Jan 03 2004
Berkshire Eagle
Howard Dean is the front-runner for the Democratic nomination because he’s not afraid to act like a Democrat. He talks about the things that matter to working people afraid of losing their hard-won middle class status — their health insurance, their kid’s school, their next job, the security of their retirement. And he gives it to the Republicans with the bark off. He seems happiest when he’s mad as hell, and this appeals to the kind of people who vote in Democratic primaries because they’re angry too.
They’re angry because the Republicans are getting away with murder and the Democrats have spent most of the last three years on the ropes. This explains why the Beltway boys, John Kerry, Joe Lieberman, John Edwards and Richard Gephardt, are not doing so well in the polls and are having trouble raising cash. They’re the ones who rolled over and played dead while George W. Bush looted the Treasury, turned the government over to polluters and profiteers and took advantage of 9/11 to attack civil liberties and launch a half-cocked invasion of Iraq. That Mr. Dean is actually gauche enough to point this out galls them immensely.

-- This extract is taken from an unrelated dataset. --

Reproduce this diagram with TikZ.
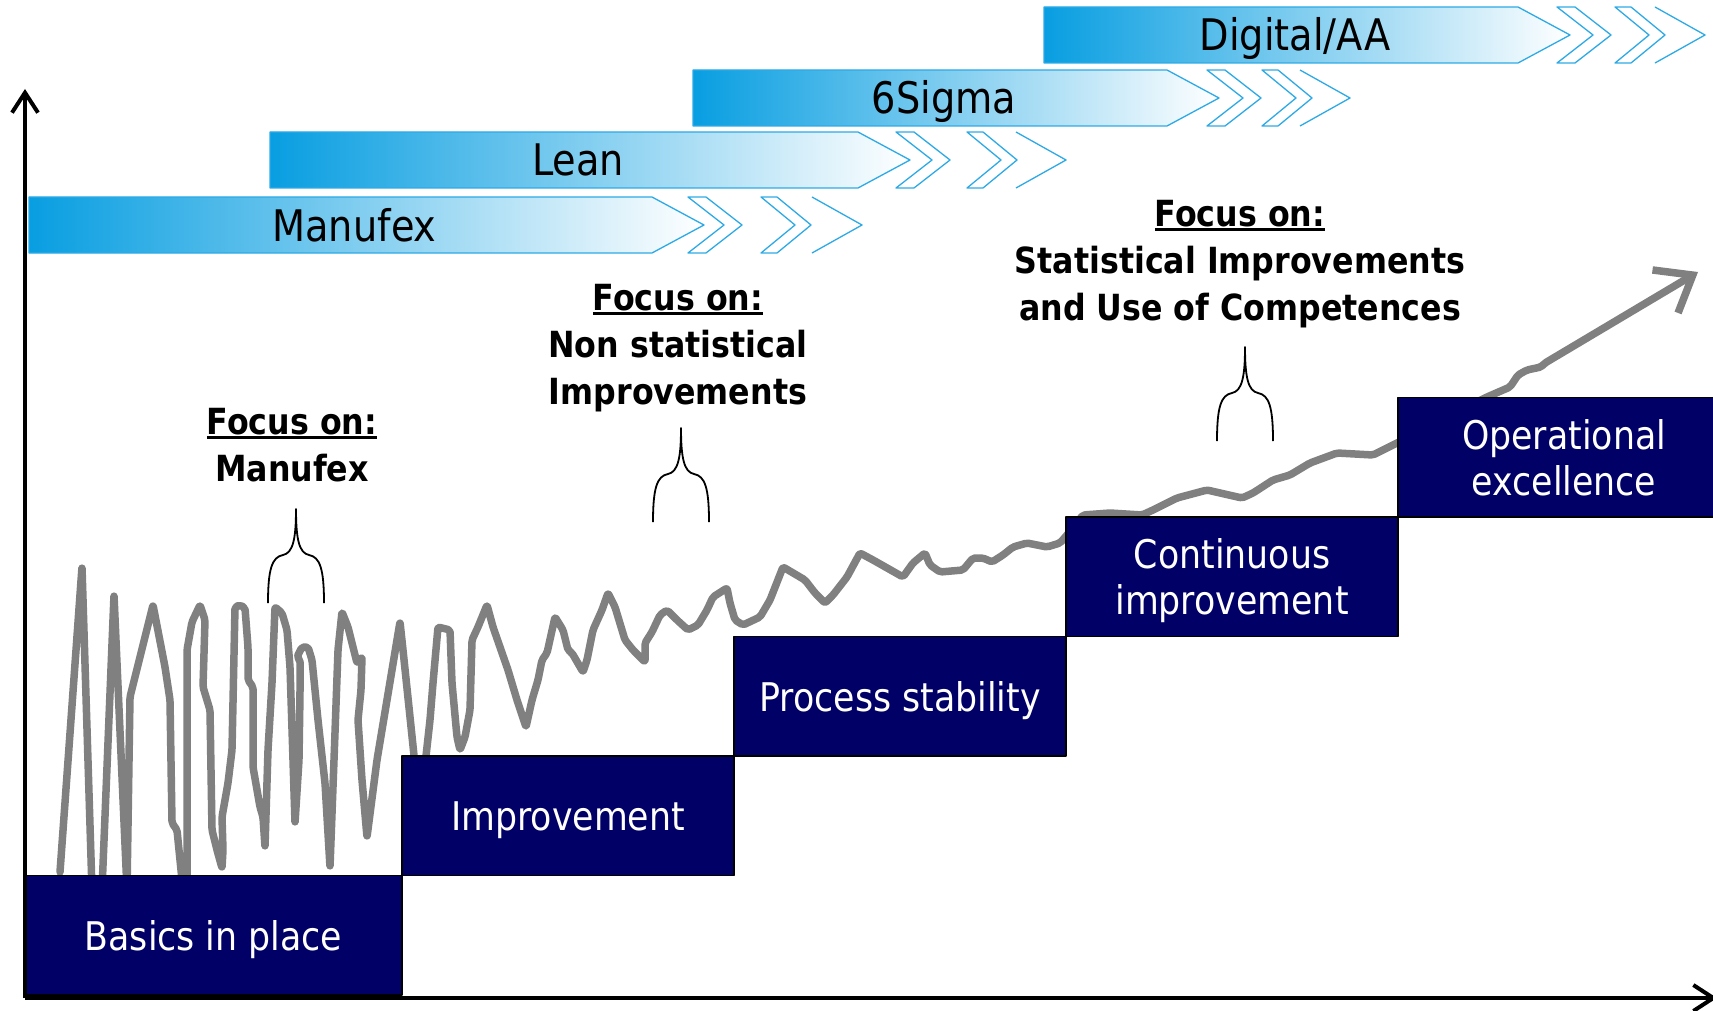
\documentclass[tikz,border=0pt]{standalone}
\usepackage{fontspec}
\setmainfont{DejaVu Sans}[FakeStretch=0.88]
\usetikzlibrary{positioning,arrows.meta,backgrounds}
\definecolor{stagenavy}{RGB}{0,0,102}
\definecolor{bannerblue}{RGB}{8,158,225}
\definecolor{bannerline}{RGB}{45,170,230}
\definecolor{trendgray}{RGB}{128,128,128}
\newcommand{\ulfocus}[1]{\setbox0=\hbox{#1}\rlap{\rule[-5pt]{\wd0}{3pt}}\box0}

\begin{document}
\begin{tikzpicture}[x=1pt,y=-1pt]
    \begin{scope}[line join=round, inner sep=0pt, text centered,
    		stagebox/.style={rectangle,draw=black,line width=1.5pt,fill=stagenavy,text=white,outer sep=0pt,
    			minimum width=332pt,minimum height=119.5pt,align=center,text depth=0pt,
    			font=\fontsize{39.5}{46}\selectfont},
    		bannertext/.style={anchor=base,font=\fontsize{43.5}{50}\selectfont},
    		focustext/.style={align=center,font=\fontsize{36}{47}\selectfont\bfseries},
    		chevron/.style={draw=bannerline,line width=1.3pt},
    		axis/.style={line width=4pt,-{Straight Barb[length=20pt,width=26pt]}},
    		trend/.style={draw=trendgray,line width=7.5pt,line cap=round,rounded corners=2pt,
    			-{Straight Barb[length=32pt,width=50pt]}},
    		focusbrace/.pic={\draw[line width=1.8pt]
    			(-28,94) .. controls (-28,60) and (-24,48) .. (-13,46)
    			.. controls (-3,44) and (0,30) .. (0,0)
    			.. controls (0,30) and (3,44) .. (13,46)
    			.. controls (24,48) and (28,60) .. (28,94);}]

    \useasboundingbox (0,0) rectangle (1713,1011);

    \foreach \lbl/\xa/\xe/\yt/\ca/\cb/\cc [count=\i] in
    	{Manufex/29/652/197/36/109/160, Lean/270/858/132/38/109/158,
    	 6Sigma/693/1167/70/40/95/133, {Digital/AA}/1044/1518/7/39/97/137}{
    	\path[draw=bannerline,line width=1.3pt,left color=bannerblue,right color=white]
    	(\xa,\yt) -- (\xe,\yt) -- (\xe+52,\yt+28) -- (\xe,\yt+56) -- (\xa,\yt+56) -- cycle;
    	\draw[chevron] (\xe+\ca,\yt) -- (\xe+\ca+18,\yt) -- (\xe+\ca+54,\yt+28) -- (\xe+\ca+18,\yt+56)
    	-- (\xe+\ca,\yt+56) -- (\xe+\ca+36,\yt+28) -- cycle;
    	\draw[chevron] (\xe+\cb,\yt) -- (\xe+\cb+16,\yt) -- (\xe+\cb+50,\yt+28) -- (\xe+\cb+16,\yt+56)
    	-- (\xe+\cb,\yt+56) -- (\xe+\cb+34,\yt+28) -- cycle;
    	\draw[chevron] (\xe+\cc,\yt) -- (\xe+\cc+50,\yt+28) -- (\xe+\cc,\yt+56);
    	\node[bannertext] (banner\i) at ({(\xa+\xe)/2+14},\yt+44) {\lbl};
    }

    \coordinate (trendtip) at (1698,272);
    \draw[trend] (60,872) -- (82,567) -- (92,890) -- (102,890) -- (114,595) -- (127,890) -- (130,697)
    -- (153,605) -- (165,667) -- (170,700) -- (172,823) -- (177,830) -- (183,890) -- (187,890)
    -- (187,783) -- (187,650) -- (192,622) -- (200,605) -- (205,620) -- (203,687) -- (210,710)
    -- (212,830) -- (217,850) -- (222,868) -- (223,850) -- (222,817) -- (228,783) -- (232,750)
    -- (235,607) -- (240,605) -- (245,608) -- (248,647) -- (248,680) -- (253,687) -- (253,767)
    -- (260,807) -- (263,817) -- (265,847) -- (268,750) -- (272,683) -- (275,607) -- (282,613)
    -- (287,630) -- (290,667) -- (293,760) -- (295,823) -- (299,760) -- (300,693) -- (300,660)
    -- (297,657) -- (302,647) -- (308,647) -- (312,660) -- (318,720) -- (325,783) -- (330,867)
    -- (334,760) -- (338,650) -- (342,612) -- (348,627) -- (353,647) -- (357,663) -- (362,657)
    -- (361,690) -- (358,720) -- (362,780) -- (367,837) -- (377,760) -- (387,700) -- (400,622)
    -- (403,650) -- (410,717) -- (415,765) -- (425,765) -- (430,720) -- (433,683) -- (438,627)
    -- (450,630) -- (452,683) -- (457,737) -- (460,750) -- (465,737) -- (470,710) -- (472,640)
    -- (478,627) -- (487,605) -- (493,627) -- (508,670) -- (517,700) -- (526,727) -- (532,700)
    -- (538,680) -- (542,660) -- (547,653) -- (555,617) -- (563,630) -- (568,650) -- (572,653)
    -- (583,672) -- (587,660) -- (593,630) -- (602,610) -- (608,593) -- (615,607) -- (625,640)
    -- (633,650) -- (645,662) -- (645,643) -- (652,632) -- (660,615) -- (667,610) -- (677,620)
    -- (688,630) -- (698,625) -- (707,610) -- (713,597) -- (727,588) -- (730,603) -- (735,620)
    -- (743,625) -- (760,617) -- (770,600) -- (783,567) -- (805,580) -- (815,593) -- (825,603)
    -- (833,595) -- (847,577) -- (860,553) -- (873,560) -- (903,577) -- (913,563) -- (925,553)
    -- (930,565) -- (940,572) -- (963,570) -- (973,558) -- (983,558) -- (992,562) -- (1003,555)
    -- (1013,547) -- (1027,543) -- (1047,547) -- (1060,543) -- (1067,535) -- (1083,515)
    -- (1110,513) -- (1142,515) -- (1153,510) -- (1177,498) -- (1207,490) -- (1242,498)
    -- (1253,493) -- (1273,480) -- (1290,475) -- (1310,463) -- (1337,453) -- (1373,455)
    -- (1387,448) -- (1397,443) -- (1440,420) -- (1487,397) -- (1510,387) -- (1518,375)
    -- (1527,370) -- (1541,367) -- (1545,363) -- (trendtip);

    \node[stagebox,minimum width=377pt,anchor=south west] (basics) at (25,995) {Basics in place};
    \node[stagebox,above right=0pt and 0pt of basics] (improve) {Improvement};
    \node[stagebox,above right=0pt and 0pt of improve] (stability) {Process stability};
    \node[stagebox,above right=0pt and 0pt of stability] (continuous) {Continuous\\improvement};
    \node[stagebox,above right=0pt and 0pt of continuous] (opex) {Operational\\excellence};

    \coordinate (origin) at (25,998);
    \coordinate (yend) at (25,89);
    \coordinate (xend) at (1717,998);
    \draw[axis] (origin) -- (yend);
    \draw[axis] (origin) -- (xend);

    \node[focustext] (focusA) at (292,445) {\ulfocus{Focus on:}\\Manufex};
    \node[focustext] (focusB) at (678,348) {\ulfocus{Focus on:}\\Non statistical\\Improvements};
    \node[focustext] (focusC) at (1240,264) {\ulfocus{Focus on:}\\Statistical Improvements\\and Use of Competences};

    \pic at (296,509) {focusbrace};
    \pic at (681,428) {focusbrace};
    \pic at (1245,347) {focusbrace};

    \end{scope}
\end{tikzpicture}
\end{document}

Mr. Dean is beating them fair and square. He has won the so-called Silent Primary, the competition for campaign contributions, by setting a record for fund-raising by a Democrat in two consecutive quarters. He’s done it with an average contribution of less than $100, enlisting hundreds of thousands of dedicated supporters with a pathbreaking Internet campaign that holds the promise of bringing back grassroots organizing and breaking the stranglehold of big money in presidential campaigns.
Mr. Dean is breaking all the rules, and he seems to be getting away with it, much to the horror of the Democratic establishment and the so-called liberal commentariat. They have transferred their anger at Mr. Bush to Mr. Dean, and are savaging him at every opportunity, pouncing on every misstep, and there have been a few, distorting his record as governor of Vermont and calling him every dirty name from Michael Dukakis to George McGovern. Mr. Dean makes it easier for them with his fiery temper, his doctor’s intolerance for contradiction and an unfortunate penchant for thinking out loud. No doubt Karl Rove is laughing at all the money he is saving on opposition research as he takes copious notes.
In their desperate attempt to stop Mr. Dean, party leaders may wind up weakening their chances in the fall. If he emerges damaged from the primaries, or falters and gives way to a weaker candidate like Wesley Clark or John Edwards, George W. Bush may be able to thank a few Democrats in his victory speech.